即是說,革命能給人一種高峰體驗,能夠把人帶到亦幻亦真的世界。而此種體驗同時也是人們在性行為中能夠獲得的體驗。在中國傳統思想裏,男女性愛之目的是為了傳宗接代,為孝道而服務。實際上,生兒育女隻是結果,目的主要的應是尋歡,即尋求高峰體驗。由此,我們又可得出另一個結論:革命乃是由人的本性中的某種因素所致。

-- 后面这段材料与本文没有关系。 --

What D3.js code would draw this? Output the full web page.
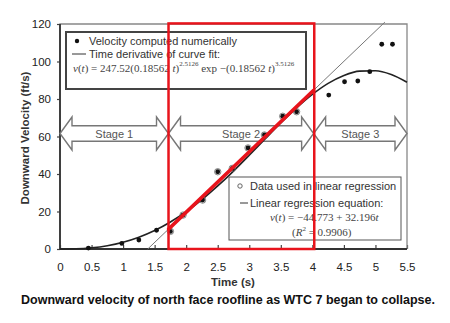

(三)從人類以往的曆史看,革命大體上是男人的事情(盡管也有女性參予其中。而且革命同女性之關係,也是有文章可做的。由於此話題同本文關係不大,故略而不論)。男人擁有兩個世界,一個是社會,另一個是家庭。而男人大多具有征服欲和統治欲。此種欲望見之於他們的生活實踐便是:在社會上,他們力求出人頭地,盡可能地統治別人,而不被別人所統治;在家庭裏,他們力求淩駕於家庭成員之上,尤其是淩駕於妻子之上。之所以這樣,男人才特別忌諱別人對他作這樣最失臉麵的評價:在外麵“窩囊”和在家裏“妻管嚴”。

那麼,男人又是如何滿足他們的欲望的呢?在社會上,基本上是男人同男人的競爭。盡管競爭也可實現他們的目的,但不公平的現象畢竟太多,而且機會也少。而動蕩的年代不一樣。整個社會秩序和綱紀崩壞,曆史的機遇對每一個人都是平等的,不論你出身權貴之家,還是平民子弟,也不論你是學富五車,還是隻字不識,隻要有膽量,像個真正的男子漢,就可取得成功,由平民而變為貴族,由受治者而變為治者。這樣的途徑,表麵看來是投機,但實際上則是所有男性共同向往的自我實現之路。因為革命完全可以理解為冒險家的樂園。反過來理解也是一樣的,即隻有在動蕩的年代,男人才能充分發揮和體現他們作為男性的本質特征。所謂“亂世出英雄”、“時世造英雄”的說法,都是說的這個意思。

而在家庭這個世界裏,男人要想占著主導地位,就必須征服他的妻子。而對妻子的征服,首要的是你必須在房事方麵是個強者。可以說,床是夫妻雙方的戰場,在家庭中地位如何,很大程度上就決定於這張床上誰勝誰負,其性質同男人對男人的革命,沒有什麼根本的區別。

以上所說的是性同革命的內在聯係。但有一點也是需要指出的,即革命又在很大程度上對男女的情愛和性愛構成了傷害。道理是:一、革命是一種暴力,如果將其模式用之於對男女之事的理解,結果必然是隻有性而沒有愛。二、革命者或具有革命思想傾向的人,對社會往往帶有某種病態的理解,如將貧窮視為美,或將革命暴力視為善。此種價值觀和審美觀帶人愛情領域,非但對愛情是一種褻瀆,而且也不可能真正得到愛情。三、革命一方麵同性有著內在的聯係,但另一方麵由於它的強烈的排他性,又往往視男女的性愛和情愛為鄙事,並盡可能地壓製人民在此方麵的情望。革命絕對的優先性,致以人們隻能具有階級性和革命性,而不能享有他們應該享有的男情女愛。